Dans la soirée du 4 octobre 1930, malgré une pluie cinglante et de violentes rafales de vent, le plus grand dirigeable britannique jamais construit décolle d’Angleterre pour effectuer son vol inaugural vers les Indes.
Le 5 octobre 1930, vers les 2 heures du matin, le dirigeable R101, qui devait être la plus grande fierté de l’aéronautique anglaise, s'écrase et s'enflamme sur la France, plus exactement près de la commune d’Allonne, au sud de Beauvais, dans l’Oise. Sur les 54 personnes présentes à bord, 46 périrent dans l'accident, dont le ministre anglais des Transports aériens, Lord Thomson.
Cet accident fera perdre aux Anglais la foi dans l’avenir de ce mode de transport. Il sera également l’occasion de très curieuses manifestations paranormales.
Le public apprendra la nouvelle par les journaux du matin : « Quarante-six morts dans la catastrophe du R101 » titrent-ils.

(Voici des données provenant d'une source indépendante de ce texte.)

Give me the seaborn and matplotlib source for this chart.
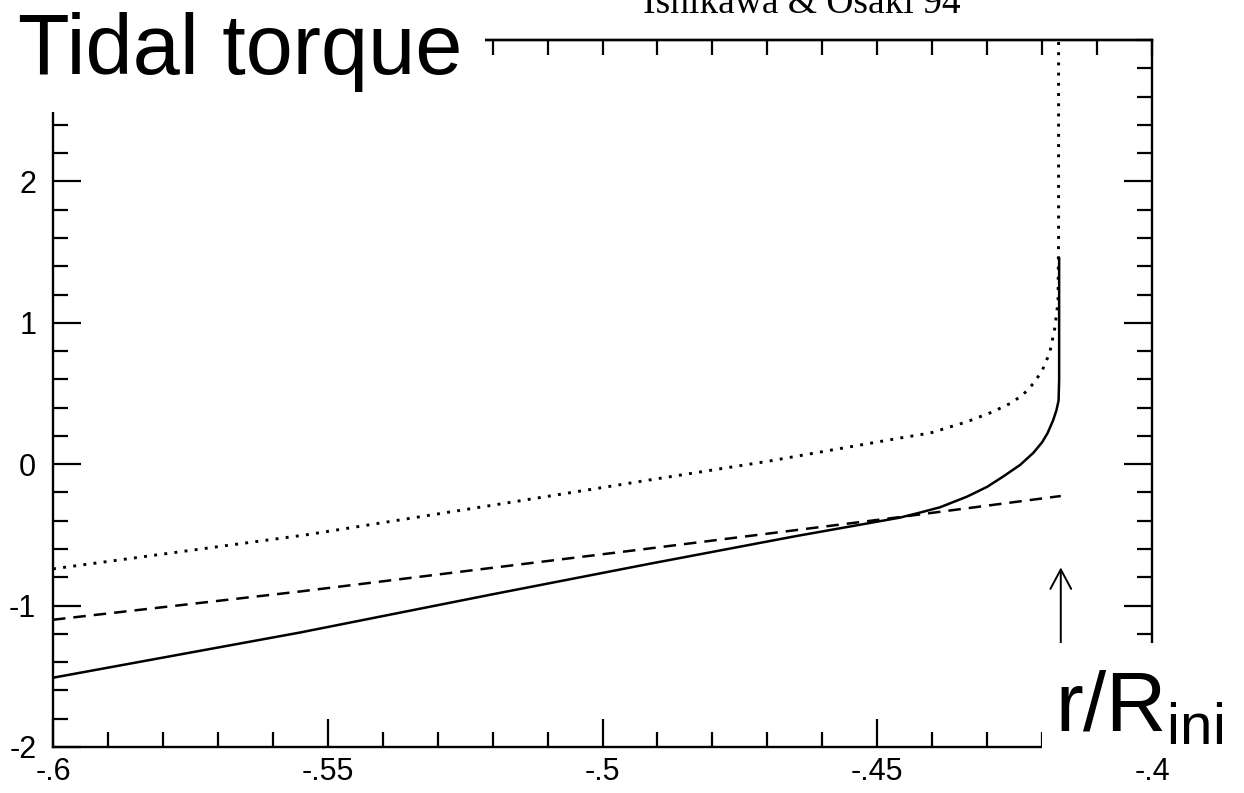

Une commission d'enquête est organisée, mais les témoignages font défaut, car, sur les 8 survivants 2 sont décédés des suites de leurs blessures, et les 6 autres travaillaient dans les coursives latérales et n’ont rien vu. On conclut donc à une soudaine perte de gaz.
Deux jours après l’explosion du R101, un témoignage peu ordinaire va cependant perturber cette affaire et dont la commission d'enquête a négligé : c’est celui du lieutenant Carmichael Irwin, lui-même décédé à son poste au cours de la catastrophe.
C’est lors d’une séance de spiritisme publique et sténographiée organisée par Harry Price avec la célèbre médium Eileen J. Garrett que ce témoignage a pu être recueilli.
Miss Eileen Garrett transmet au ministère de l’Air britannique un rapport technique extrêmement précis et détaillé sur les causes de l’accident.
Les experts qui prennent connaissance de ce rapport, n’en croient pas leurs yeux : l’abondance des détails techniques est telle, la relation des diverses phases de la catastrophe si précise, que seul un spécialiste de ce type d’appareil aurait pu les donner.
Le témoignage du lieutenant est troublant et accusateur : (extrait) « La masse totale du dirigeable était bien trop grande pour la capacité des moteurs. Les moteurs étaient bien trop lourds [...] Force ascensionnelle totale mal calculée... Système extravagant de carbone et d'hydrogène complètement stupide... Essais bien trop courts... Mauvais temps pour un long vol. L'eau stagne dessus. On penche vers l'avant. Impossible de se redresser. Impossible de s'élever...Beaucoup trop lourd....Tout était beaucoup trop lourd pour les moteurs....»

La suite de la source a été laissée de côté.